* SHORT TASK *
Starting at the top of the listing, extract every line up to and including the one with "[lo, binHigh[i], freq[i]];". Pictures stay out of the copy.
* BEGIN *
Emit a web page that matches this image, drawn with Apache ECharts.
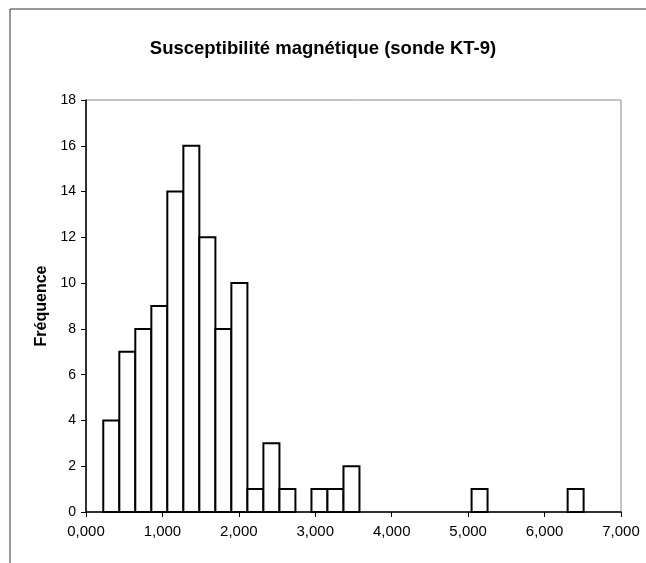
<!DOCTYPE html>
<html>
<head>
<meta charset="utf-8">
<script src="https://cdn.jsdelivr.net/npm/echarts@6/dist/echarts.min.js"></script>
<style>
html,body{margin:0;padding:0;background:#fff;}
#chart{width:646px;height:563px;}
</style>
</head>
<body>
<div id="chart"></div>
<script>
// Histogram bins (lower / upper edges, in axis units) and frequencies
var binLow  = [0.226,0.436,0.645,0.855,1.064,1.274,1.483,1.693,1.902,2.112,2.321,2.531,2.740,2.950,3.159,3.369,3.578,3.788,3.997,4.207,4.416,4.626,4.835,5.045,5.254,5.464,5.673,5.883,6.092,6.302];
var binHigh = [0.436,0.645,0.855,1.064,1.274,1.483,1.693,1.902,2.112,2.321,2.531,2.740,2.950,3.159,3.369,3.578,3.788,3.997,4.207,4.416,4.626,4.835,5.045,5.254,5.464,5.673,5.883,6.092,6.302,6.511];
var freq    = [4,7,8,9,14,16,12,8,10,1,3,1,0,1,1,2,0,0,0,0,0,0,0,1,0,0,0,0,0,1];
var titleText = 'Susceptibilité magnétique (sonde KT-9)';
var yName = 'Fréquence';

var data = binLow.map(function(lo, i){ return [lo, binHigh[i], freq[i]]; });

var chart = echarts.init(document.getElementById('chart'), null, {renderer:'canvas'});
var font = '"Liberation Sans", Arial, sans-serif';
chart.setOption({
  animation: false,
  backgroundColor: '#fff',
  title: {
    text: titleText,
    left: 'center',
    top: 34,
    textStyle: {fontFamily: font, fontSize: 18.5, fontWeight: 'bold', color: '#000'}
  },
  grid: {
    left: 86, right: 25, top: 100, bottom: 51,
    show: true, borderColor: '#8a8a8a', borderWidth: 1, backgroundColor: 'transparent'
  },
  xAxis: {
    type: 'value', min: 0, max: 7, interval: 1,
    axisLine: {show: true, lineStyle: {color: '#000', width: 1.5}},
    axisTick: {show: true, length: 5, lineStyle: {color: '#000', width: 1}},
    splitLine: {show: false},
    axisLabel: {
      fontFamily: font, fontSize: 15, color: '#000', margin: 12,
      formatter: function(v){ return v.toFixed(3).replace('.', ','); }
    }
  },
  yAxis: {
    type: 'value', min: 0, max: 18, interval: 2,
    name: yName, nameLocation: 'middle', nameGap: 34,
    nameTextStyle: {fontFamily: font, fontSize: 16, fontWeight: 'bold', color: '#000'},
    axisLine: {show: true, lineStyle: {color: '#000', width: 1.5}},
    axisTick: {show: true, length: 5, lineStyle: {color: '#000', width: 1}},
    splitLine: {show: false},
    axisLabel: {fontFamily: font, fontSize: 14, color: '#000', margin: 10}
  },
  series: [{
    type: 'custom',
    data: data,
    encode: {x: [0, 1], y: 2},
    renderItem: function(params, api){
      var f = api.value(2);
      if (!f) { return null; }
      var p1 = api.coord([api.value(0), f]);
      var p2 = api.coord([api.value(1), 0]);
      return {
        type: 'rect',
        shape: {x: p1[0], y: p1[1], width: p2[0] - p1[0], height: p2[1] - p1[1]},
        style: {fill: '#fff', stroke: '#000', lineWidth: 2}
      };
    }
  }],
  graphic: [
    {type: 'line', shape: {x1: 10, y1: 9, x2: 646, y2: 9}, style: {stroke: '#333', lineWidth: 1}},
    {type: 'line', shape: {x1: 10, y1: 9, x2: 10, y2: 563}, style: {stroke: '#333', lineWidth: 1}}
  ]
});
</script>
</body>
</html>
* END *
* THE ANSWER *
Emit a web page that matches this image, drawn with Apache ECharts.
<!DOCTYPE html>
<html>
<head>
<meta charset="utf-8">
<script src="https://cdn.jsdelivr.net/npm/echarts@6/dist/echarts.min.js"></script>
<style>
html,body{margin:0;padding:0;background:#fff;}
#chart{width:646px;height:563px;}
</style>
</head>
<body>
<div id="chart"></div>
<script>
// Histogram bins (lower / upper edges, in axis units) and frequencies
var binLow  = [0.226,0.436,0.645,0.855,1.064,1.274,1.483,1.693,1.902,2.112,2.321,2.531,2.740,2.950,3.159,3.369,3.578,3.788,3.997,4.207,4.416,4.626,4.835,5.045,5.254,5.464,5.673,5.883,6.092,6.302];
var binHigh = [0.436,0.645,0.855,1.064,1.274,1.483,1.693,1.902,2.112,2.321,2.531,2.740,2.950,3.159,3.369,3.578,3.788,3.997,4.207,4.416,4.626,4.835,5.045,5.254,5.464,5.673,5.883,6.092,6.302,6.511];
var freq    = [4,7,8,9,14,16,12,8,10,1,3,1,0,1,1,2,0,0,0,0,0,0,0,1,0,0,0,0,0,1];
var titleText = 'Susceptibilité magnétique (sonde KT-9)';
var yName = 'Fréquence';

var data = binLow.map(function(lo, i){ return [lo, binHigh[i], freq[i]]; });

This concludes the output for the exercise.